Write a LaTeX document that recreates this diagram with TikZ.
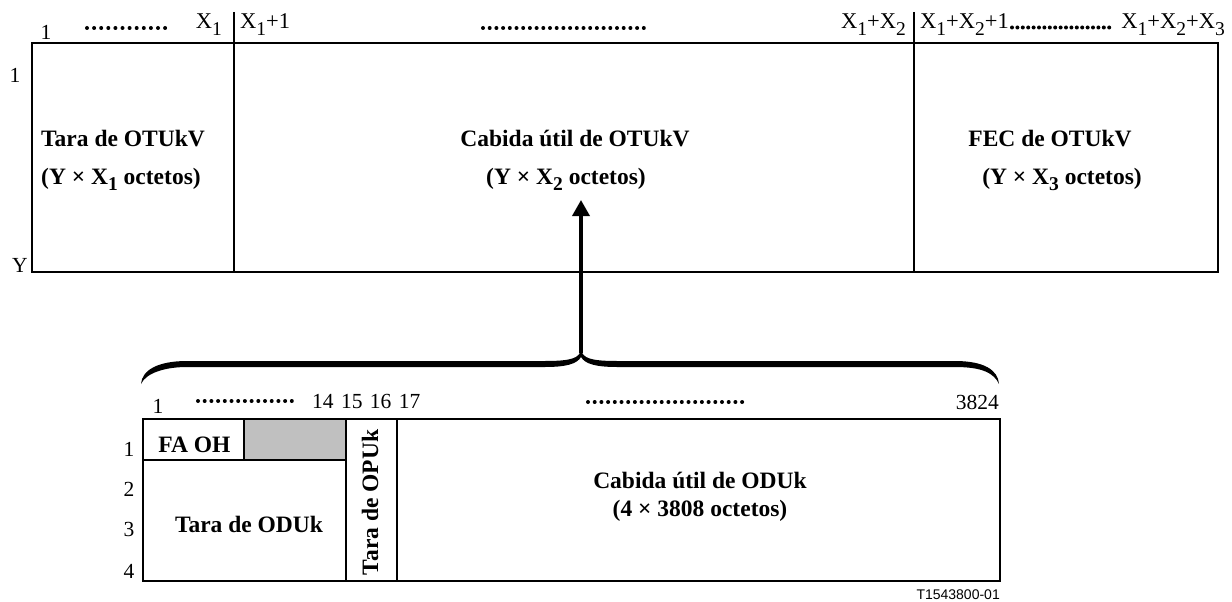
\documentclass[tikz,border=0pt]{standalone}
\usepackage{fontspec}
\setmainfont{Liberation Serif}
\setsansfont{Liberation Sans}
\usetikzlibrary{arrows.meta}
\definecolor{cellgray}{RGB}{192,192,192}
\newcommand\subn[1]{\raisebox{-6.5pt}{\fontsize{19.5}{19.5}\selectfont #1}}
\newcommand\subb[1]{\raisebox{-6.5pt}{\fontsize{19.5}{19.5}\selectfont #1}}
\begin{document}
\begin{tikzpicture}[x=1pt,y=-1pt,
  box/.style={draw,line width=1.3pt},
  lbl/.style={inner sep=0pt,font=\fontsize{21.5}{24}\selectfont},
  tlbl/.style={inner sep=0pt,font=\fontsize{22.5}{24}\selectfont},
  blbl/.style={inner sep=0pt,font=\fontsize{23.5}{26}\selectfont\bfseries},
  dotrow/.style={line width=4pt,line cap=round,dash pattern=on 0pt off #1},
  ]
\useasboundingbox (0,0) rectangle (1232,602);

% ---------- top frame ----------
\draw[box] (32,43) rectangle (1218,272);
\draw[box] (234,12) -- (234,272);
\draw[box] (914,12) -- (914,272);

\node[lbl,anchor=base] (c1) at (46,40) {1};
\draw[dotrow=7.1pt] (87,28) -- (172,28);
\node[tlbl,anchor=base east] (cx1) at (222,29) {X\subn{1}};
\node[tlbl,anchor=base west] (cx1p) at (240,29) {X\subn{1}+1};
\draw[dotrow=6.7pt] (483,28) -- (650,28);
\node[tlbl,anchor=base east] (cx12) at (906,29) {X\subn{1}+X\subn{2}};
\node[tlbl,anchor=base west] (cx12p) at (920,29) {X\subn{1}+X\subn{2}+1};
\draw[dotrow=5.4pt] (1012,27.5) -- (1112,27.5);
\node[tlbl,anchor=base east] (cx123) at (1225,29) {X\subn{1}+X\subn{2}+X\subn{3}};

\node[lbl,anchor=base] (r1) at (15,82) {1};
\node[lbl,anchor=base] (rY) at (20,272) {Y};

\node[blbl,anchor=base west] (t1) at (41,146) {Tara de OTUkV};
\node[blbl,anchor=base west] (t2) at (41,184) {(Y × X\subb{1} octetos)};
\node[blbl,anchor=base] (p1) at (575,146) {Cabida útil de OTUkV};
\node[blbl,anchor=base] (p2) at (566,184) {(Y × X\subb{2} octetos)};
\node[blbl,anchor=base] (f1) at (1050,146) {FEC de OTUkV};
\node[blbl,anchor=base] (f2) at (1062,184) {(Y × X\subb{3} octetos)};

% ---------- brace and arrow ----------
\fill (141,384) .. controls (142,370) and (158,361) .. (187,361) -- (545,361)
  .. controls (572,361) and (579,358) .. (581,350)
  .. controls (583,358) and (590,361) .. (617,361) -- (955,361)
  .. controls (984,361) and (998,370) .. (999,384)
  .. controls (994,373) and (982,367) .. (955,367) -- (617,367)
  .. controls (596,367) and (585,364) .. (581,357)
  .. controls (577,364) and (566,367) .. (545,367) -- (187,367)
  .. controls (165,367) and (146,373) .. (141,384) -- cycle;
\coordinate (bracetip) at (581,353);
\coordinate (arrowtip) at (581,200);
\draw[line width=3.5pt,-{Triangle[width=17pt,length=16pt]}] (bracetip) -- (arrowtip);

% ---------- bottom frame ----------
\fill[cellgray] (244,419) rectangle (346,460);
\draw[box] (143,419) rectangle (1000,581);
\draw[box] (143,460) -- (346,460);
\draw[box] (244,419) -- (244,460);
\draw[box] (346,419) -- (346,581);
\draw[box] (397,419) -- (397,581);

\node[lbl,anchor=base] (b1) at (158,413) {1};
\draw[dotrow=6.7pt] (198,401) -- (297,401);
\node[lbl,anchor=base west] (b14) at (312,408) {14\kern2pt{} 15\kern2pt{} 16\kern2pt{} 17};
\draw[dotrow=6.7pt] (588,402) -- (748,402);
\node[lbl,anchor=base east] (b3824) at (999,409) {3824};

\node[lbl,anchor=base] (br1) at (129,456) {1};
\node[lbl,anchor=base] (br2) at (129,496) {2};
\node[lbl,anchor=base] (br3) at (129,536) {3};
\node[lbl,anchor=base] (br4) at (129,578) {4};

\node[blbl,anchor=base] (fa) at (194.5,452) {FA OH};
\node[blbl,anchor=base] (odu) at (249,532) {Tara de ODUk};
\node[blbl,anchor=base,rotate=90] (opu) at (378,502.5) {Tara de OPUk};
\node[blbl,anchor=base] (cp1) at (700,488) {Cabida útil de ODUk};
\node[blbl,anchor=base] (cp2) at (700,516) {(4 × 3808 octetos)};

\node[inner sep=0pt,anchor=base east,font=\sffamily\fontsize{14}{16}\selectfont] (tag) at (1000,599) {T1543800-01};
\end{tikzpicture}
\end{document}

════════

*EXERCISE GOAL*
Pictures stay out. Repeat only the lines from the beginning of the data through the line that has "(914,12) -- (914,272);".

*REPLY TO THE EXERCISE*
Write a LaTeX document that recreates this diagram with TikZ.
\documentclass[tikz,border=0pt]{standalone}
\usepackage{fontspec}
\setmainfont{Liberation Serif}
\setsansfont{Liberation Sans}
\usetikzlibrary{arrows.meta}
\definecolor{cellgray}{RGB}{192,192,192}
\newcommand\subn[1]{\raisebox{-6.5pt}{\fontsize{19.5}{19.5}\selectfont #1}}
\newcommand\subb[1]{\raisebox{-6.5pt}{\fontsize{19.5}{19.5}\selectfont #1}}
\begin{document}
\begin{tikzpicture}[x=1pt,y=-1pt,
  box/.style={draw,line width=1.3pt},
  lbl/.style={inner sep=0pt,font=\fontsize{21.5}{24}\selectfont},
  tlbl/.style={inner sep=0pt,font=\fontsize{22.5}{24}\selectfont},
  blbl/.style={inner sep=0pt,font=\fontsize{23.5}{26}\selectfont\bfseries},
  dotrow/.style={line width=4pt,line cap=round,dash pattern=on 0pt off #1},
  ]
\useasboundingbox (0,0) rectangle (1232,602);

% ---------- top frame ----------
\draw[box] (32,43) rectangle (1218,272);
\draw[box] (234,12) -- (234,272);
\draw[box] (914,12) -- (914,272);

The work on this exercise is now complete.